The beginning is to develop something entirely missing from both Israeli and Palestinian realities today: the idea and practice of citizenship, not of ethnic or racial community, as the main vehicle for coexistence. In a modern state, all its members are citizens by virtue of their presence and the sharing of rights and responsibilities. Citizenship therefore entitles an Israeli Jew and a Palestinian Arab to the same privileges and resources. A constitution and a bill of rights thus become necessary for getting beyond Square 1 of the conflict because each group would have the same right to self-determination; that is, the right to practice communal life in its own (Jewish or Palestinian) way, perhaps in federated cantons, with a joint capital in Jerusalem, equal access to land and inalienable secular and juridical rights. Neither side should be held hostage to religious extremists.

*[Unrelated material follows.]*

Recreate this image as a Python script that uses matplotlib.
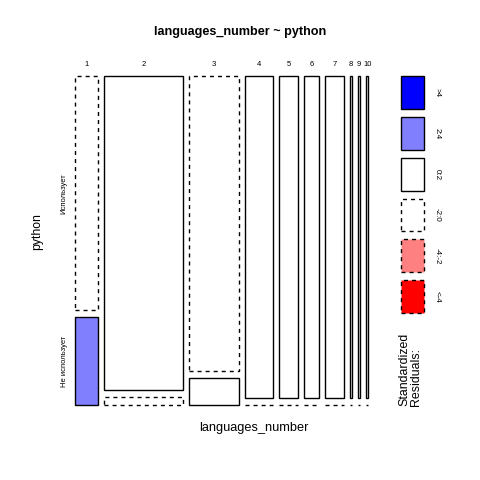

Yet feelings of persecution, suffering and victimhood are so ingrained that it is nearly impossible to undertake political initiatives that hold Jews and Arabs to the same general principles of civil equality while avoiding the pitfall of us-versus-them. Palestinian intellectuals need to express their case directly to Israelis, in public forums, universities and the media. The challenge is both to and within civil society, which has long been subordinate to a nationalism that has developed into an obstacle to reconciliation. Moreover, the degradation of discourse — symbolised by Arafat and Netanyahu trading charges while Palestinian rights are compromised by exaggerated “security” concerns — impedes any wider, more generous perspective from emerging.
The alternatives are unpleasantly simple: either the war continues (along with the onerous cost of the current peace process) or a way out, based on peace and equality (as in South Africa after apartheid) is actively sought, despite the many obstacles. Once we grant that Palestinians and Israelis are there to stay, then the decent conclusion has to be the need for peaceful coexistence and genuine reconciliation. Real self-determination.
Unfortunately, injustice and belligerence don’t diminish by themselves: they have to be attacked by all concerned.